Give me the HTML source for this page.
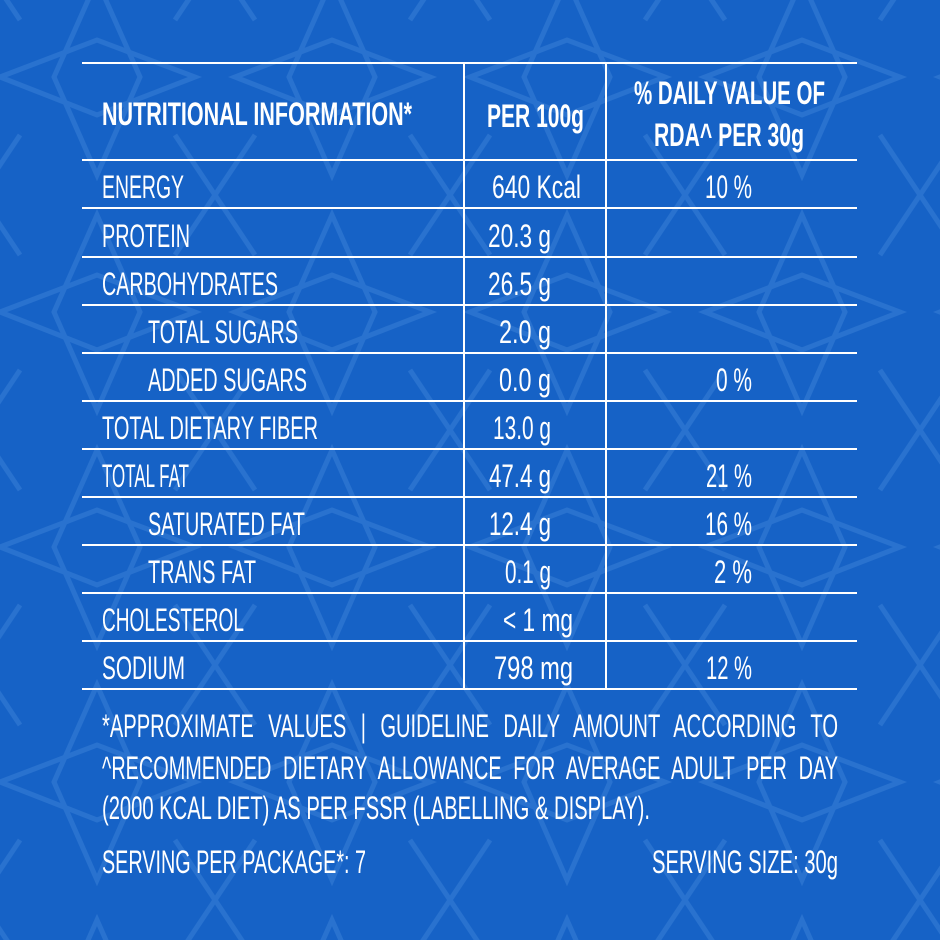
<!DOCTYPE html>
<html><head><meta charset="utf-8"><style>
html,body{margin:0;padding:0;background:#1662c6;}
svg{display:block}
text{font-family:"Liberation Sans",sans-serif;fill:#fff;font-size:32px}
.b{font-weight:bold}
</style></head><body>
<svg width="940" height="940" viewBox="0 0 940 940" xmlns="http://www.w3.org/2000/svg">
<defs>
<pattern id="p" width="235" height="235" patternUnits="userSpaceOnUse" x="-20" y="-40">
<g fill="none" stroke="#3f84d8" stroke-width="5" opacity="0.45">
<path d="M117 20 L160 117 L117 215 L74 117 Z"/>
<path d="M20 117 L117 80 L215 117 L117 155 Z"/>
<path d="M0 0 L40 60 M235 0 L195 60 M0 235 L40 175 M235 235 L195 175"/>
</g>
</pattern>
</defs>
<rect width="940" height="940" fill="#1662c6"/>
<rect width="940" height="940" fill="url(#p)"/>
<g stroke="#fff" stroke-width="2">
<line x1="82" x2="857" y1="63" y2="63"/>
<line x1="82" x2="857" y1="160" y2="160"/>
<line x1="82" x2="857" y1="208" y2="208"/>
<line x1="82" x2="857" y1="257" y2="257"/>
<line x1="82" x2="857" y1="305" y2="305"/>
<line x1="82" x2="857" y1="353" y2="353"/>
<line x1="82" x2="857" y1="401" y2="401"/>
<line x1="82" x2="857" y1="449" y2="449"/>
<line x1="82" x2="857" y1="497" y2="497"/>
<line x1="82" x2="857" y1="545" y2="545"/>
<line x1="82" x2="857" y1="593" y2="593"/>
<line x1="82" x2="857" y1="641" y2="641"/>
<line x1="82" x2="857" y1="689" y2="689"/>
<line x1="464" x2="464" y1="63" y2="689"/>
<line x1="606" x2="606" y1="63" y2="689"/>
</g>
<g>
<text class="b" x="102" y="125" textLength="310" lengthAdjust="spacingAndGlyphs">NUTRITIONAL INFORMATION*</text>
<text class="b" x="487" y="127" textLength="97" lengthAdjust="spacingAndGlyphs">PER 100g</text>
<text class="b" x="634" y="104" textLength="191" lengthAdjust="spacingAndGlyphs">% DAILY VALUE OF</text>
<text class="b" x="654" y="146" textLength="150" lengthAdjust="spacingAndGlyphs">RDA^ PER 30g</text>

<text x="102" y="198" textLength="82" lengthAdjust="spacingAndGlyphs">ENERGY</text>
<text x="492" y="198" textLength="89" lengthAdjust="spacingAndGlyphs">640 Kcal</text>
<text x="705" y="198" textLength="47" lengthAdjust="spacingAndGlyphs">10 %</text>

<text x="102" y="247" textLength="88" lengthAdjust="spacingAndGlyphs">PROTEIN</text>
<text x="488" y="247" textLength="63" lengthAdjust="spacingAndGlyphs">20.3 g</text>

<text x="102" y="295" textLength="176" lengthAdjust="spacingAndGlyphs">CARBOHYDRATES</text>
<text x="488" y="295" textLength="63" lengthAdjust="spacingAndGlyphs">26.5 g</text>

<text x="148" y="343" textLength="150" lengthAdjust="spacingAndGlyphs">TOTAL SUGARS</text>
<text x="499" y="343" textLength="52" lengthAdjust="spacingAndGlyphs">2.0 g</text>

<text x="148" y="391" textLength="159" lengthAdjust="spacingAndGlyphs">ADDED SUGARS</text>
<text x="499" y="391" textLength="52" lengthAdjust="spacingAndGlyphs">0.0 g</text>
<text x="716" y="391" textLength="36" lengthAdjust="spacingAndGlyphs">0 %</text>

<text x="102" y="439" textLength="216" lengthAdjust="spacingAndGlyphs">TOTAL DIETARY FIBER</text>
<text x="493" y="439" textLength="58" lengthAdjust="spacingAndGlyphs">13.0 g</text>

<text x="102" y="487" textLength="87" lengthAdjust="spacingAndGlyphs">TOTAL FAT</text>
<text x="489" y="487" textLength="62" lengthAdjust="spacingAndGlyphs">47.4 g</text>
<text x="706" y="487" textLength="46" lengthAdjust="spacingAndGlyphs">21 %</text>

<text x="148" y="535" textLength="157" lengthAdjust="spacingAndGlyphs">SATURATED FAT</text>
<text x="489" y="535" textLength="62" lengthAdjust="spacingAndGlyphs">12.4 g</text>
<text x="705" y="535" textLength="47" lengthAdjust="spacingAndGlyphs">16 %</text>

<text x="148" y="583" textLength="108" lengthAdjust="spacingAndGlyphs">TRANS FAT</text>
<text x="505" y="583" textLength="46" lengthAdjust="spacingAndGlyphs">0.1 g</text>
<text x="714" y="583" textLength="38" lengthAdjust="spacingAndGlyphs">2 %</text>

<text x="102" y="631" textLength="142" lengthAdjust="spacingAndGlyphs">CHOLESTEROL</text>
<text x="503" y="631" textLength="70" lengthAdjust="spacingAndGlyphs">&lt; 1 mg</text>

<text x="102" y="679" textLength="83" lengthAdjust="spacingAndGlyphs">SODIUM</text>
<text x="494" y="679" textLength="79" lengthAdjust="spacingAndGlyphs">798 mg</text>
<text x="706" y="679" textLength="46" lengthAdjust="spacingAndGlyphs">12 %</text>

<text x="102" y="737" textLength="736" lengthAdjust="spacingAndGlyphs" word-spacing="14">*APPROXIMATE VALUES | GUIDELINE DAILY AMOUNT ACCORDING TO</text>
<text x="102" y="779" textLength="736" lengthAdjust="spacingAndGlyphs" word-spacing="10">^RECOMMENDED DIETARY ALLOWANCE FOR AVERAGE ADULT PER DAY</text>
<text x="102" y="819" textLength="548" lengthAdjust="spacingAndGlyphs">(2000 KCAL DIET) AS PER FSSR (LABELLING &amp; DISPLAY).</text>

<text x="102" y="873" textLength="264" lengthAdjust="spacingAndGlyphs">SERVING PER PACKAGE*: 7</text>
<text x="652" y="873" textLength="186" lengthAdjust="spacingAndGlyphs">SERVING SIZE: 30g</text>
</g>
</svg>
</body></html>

----

* _WHAT YOU ARE ASKED TO DO_
All of the material above should be reproduced exactly, except the pictures.

* _TASK OUTPUT_
Give me the HTML source for this page.
<!DOCTYPE html>
<html><head><meta charset="utf-8"><style>
html,body{margin:0;padding:0;background:#1662c6;}
svg{display:block}
text{font-family:"Liberation Sans",sans-serif;fill:#fff;font-size:32px}
.b{font-weight:bold}
</style></head><body>
<svg width="940" height="940" viewBox="0 0 940 940" xmlns="http://www.w3.org/2000/svg">
<defs>
<pattern id="p" width="235" height="235" patternUnits="userSpaceOnUse" x="-20" y="-40">
<g fill="none" stroke="#3f84d8" stroke-width="5" opacity="0.45">
<path d="M117 20 L160 117 L117 215 L74 117 Z"/>
<path d="M20 117 L117 80 L215 117 L117 155 Z"/>
<path d="M0 0 L40 60 M235 0 L195 60 M0 235 L40 175 M235 235 L195 175"/>
</g>
</pattern>
</defs>
<rect width="940" height="940" fill="#1662c6"/>
<rect width="940" height="940" fill="url(#p)"/>
<g stroke="#fff" stroke-width="2">
<line x1="82" x2="857" y1="63" y2="63"/>
<line x1="82" x2="857" y1="160" y2="160"/>
<line x1="82" x2="857" y1="208" y2="208"/>
<line x1="82" x2="857" y1="257" y2="257"/>
<line x1="82" x2="857" y1="305" y2="305"/>
<line x1="82" x2="857" y1="353" y2="353"/>
<line x1="82" x2="857" y1="401" y2="401"/>
<line x1="82" x2="857" y1="449" y2="449"/>
<line x1="82" x2="857" y1="497" y2="497"/>
<line x1="82" x2="857" y1="545" y2="545"/>
<line x1="82" x2="857" y1="593" y2="593"/>
<line x1="82" x2="857" y1="641" y2="641"/>
<line x1="82" x2="857" y1="689" y2="689"/>
<line x1="464" x2="464" y1="63" y2="689"/>
<line x1="606" x2="606" y1="63" y2="689"/>
</g>
<g>
<text class="b" x="102" y="125" textLength="310" lengthAdjust="spacingAndGlyphs">NUTRITIONAL INFORMATION*</text>
<text class="b" x="487" y="127" textLength="97" lengthAdjust="spacingAndGlyphs">PER 100g</text>
<text class="b" x="634" y="104" textLength="191" lengthAdjust="spacingAndGlyphs">% DAILY VALUE OF</text>
<text class="b" x="654" y="146" textLength="150" lengthAdjust="spacingAndGlyphs">RDA^ PER 30g</text>

<text x="102" y="198" textLength="82" lengthAdjust="spacingAndGlyphs">ENERGY</text>
<text x="492" y="198" textLength="89" lengthAdjust="spacingAndGlyphs">640 Kcal</text>
<text x="705" y="198" textLength="47" lengthAdjust="spacingAndGlyphs">10 %</text>

<text x="102" y="247" textLength="88" lengthAdjust="spacingAndGlyphs">PROTEIN</text>
<text x="488" y="247" textLength="63" lengthAdjust="spacingAndGlyphs">20.3 g</text>

<text x="102" y="295" textLength="176" lengthAdjust="spacingAndGlyphs">CARBOHYDRATES</text>
<text x="488" y="295" textLength="63" lengthAdjust="spacingAndGlyphs">26.5 g</text>

<text x="148" y="343" textLength="150" lengthAdjust="spacingAndGlyphs">TOTAL SUGARS</text>
<text x="499" y="343" textLength="52" lengthAdjust="spacingAndGlyphs">2.0 g</text>

<text x="148" y="391" textLength="159" lengthAdjust="spacingAndGlyphs">ADDED SUGARS</text>
<text x="499" y="391" textLength="52" lengthAdjust="spacingAndGlyphs">0.0 g</text>
<text x="716" y="391" textLength="36" lengthAdjust="spacingAndGlyphs">0 %</text>

<text x="102" y="439" textLength="216" lengthAdjust="spacingAndGlyphs">TOTAL DIETARY FIBER</text>
<text x="493" y="439" textLength="58" lengthAdjust="spacingAndGlyphs">13.0 g</text>

<text x="102" y="487" textLength="87" lengthAdjust="spacingAndGlyphs">TOTAL FAT</text>
<text x="489" y="487" textLength="62" lengthAdjust="spacingAndGlyphs">47.4 g</text>
<text x="706" y="487" textLength="46" lengthAdjust="spacingAndGlyphs">21 %</text>

<text x="148" y="535" textLength="157" lengthAdjust="spacingAndGlyphs">SATURATED FAT</text>
<text x="489" y="535" textLength="62" lengthAdjust="spacingAndGlyphs">12.4 g</text>
<text x="705" y="535" textLength="47" lengthAdjust="spacingAndGlyphs">16 %</text>

<text x="148" y="583" textLength="108" lengthAdjust="spacingAndGlyphs">TRANS FAT</text>
<text x="505" y="583" textLength="46" lengthAdjust="spacingAndGlyphs">0.1 g</text>
<text x="714" y="583" textLength="38" lengthAdjust="spacingAndGlyphs">2 %</text>

<text x="102" y="631" textLength="142" lengthAdjust="spacingAndGlyphs">CHOLESTEROL</text>
<text x="503" y="631" textLength="70" lengthAdjust="spacingAndGlyphs">&lt; 1 mg</text>

<text x="102" y="679" textLength="83" lengthAdjust="spacingAndGlyphs">SODIUM</text>
<text x="494" y="679" textLength="79" lengthAdjust="spacingAndGlyphs">798 mg</text>
<text x="706" y="679" textLength="46" lengthAdjust="spacingAndGlyphs">12 %</text>

<text x="102" y="737" textLength="736" lengthAdjust="spacingAndGlyphs" word-spacing="14">*APPROXIMATE VALUES | GUIDELINE DAILY AMOUNT ACCORDING TO</text>
<text x="102" y="779" textLength="736" lengthAdjust="spacingAndGlyphs" word-spacing="10">^RECOMMENDED DIETARY ALLOWANCE FOR AVERAGE ADULT PER DAY</text>
<text x="102" y="819" textLength="548" lengthAdjust="spacingAndGlyphs">(2000 KCAL DIET) AS PER FSSR (LABELLING &amp; DISPLAY).</text>

<text x="102" y="873" textLength="264" lengthAdjust="spacingAndGlyphs">SERVING PER PACKAGE*: 7</text>
<text x="652" y="873" textLength="186" lengthAdjust="spacingAndGlyphs">SERVING SIZE: 30g</text>
</g>
</svg>
</body></html>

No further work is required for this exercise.